Dürer's family sign (engraved by himself in wood in 1523) shows
a
wooden portal like those who still exist today in north of Sibiu
– the
country of his father. The portal is open. An invitation to come
in.
Inside in Dürer's world, that he created for him but also for us.
So it
could be also my world. A large world with lots of corners to discover
..."
(By Ion Stendl, Stuttgart 1998)
"Ion Stendl's style is caracterised
by a strong sense for modernity
that is allways open for the values
of the Renaissance
as for the
ancient greek art, the Hellenism, the romanian folk
art, or,
for
example, the works of Paul Klee. The way in wich Stendl's creative
energy concentrates is marked by the will to capture the visually
difficult to express, the indefinite: time and movement. (...)
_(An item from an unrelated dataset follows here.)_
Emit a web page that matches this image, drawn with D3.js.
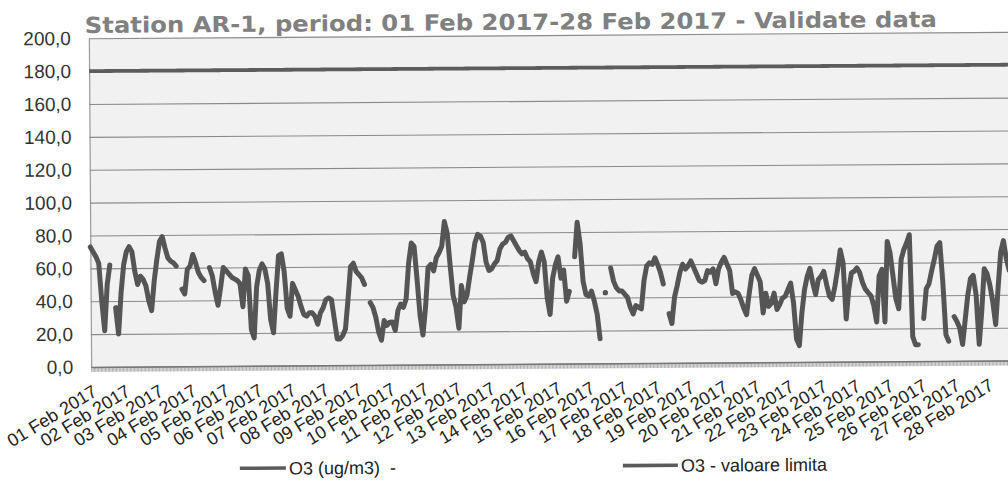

Time as permanent revealing of the material –
this is a thought
that offen leads Ion Stendl's creation. He lays emphasis on the
tragical dimension that time receives when it is wiped out from
memory by the history."
(By Liviu H. Oprescu, Bucharest 1993)
"The revival of the antique spirit in the Renaissance,
this great
achievement of the european culture is one of the main
themes
of Ion Stendl's work. But why this fantastic constellation
of
figures,
with different proportions, unreal as a whole? They are
dream
creations, like those that often appear in the art history
when
something real can no longer be formulated, think of Salvador Dali
for example. The cultural experiences and remembrances of the
antique and the Renaissance are associated like in a kaleidoscope.
Those images are the expresion of the european cultural collectivity
and, futher more, of the mankind. They are a sign of the spritual
heritage, that builds our unclear and often wiped background of
the conscience and that partialy submerged in the unkown."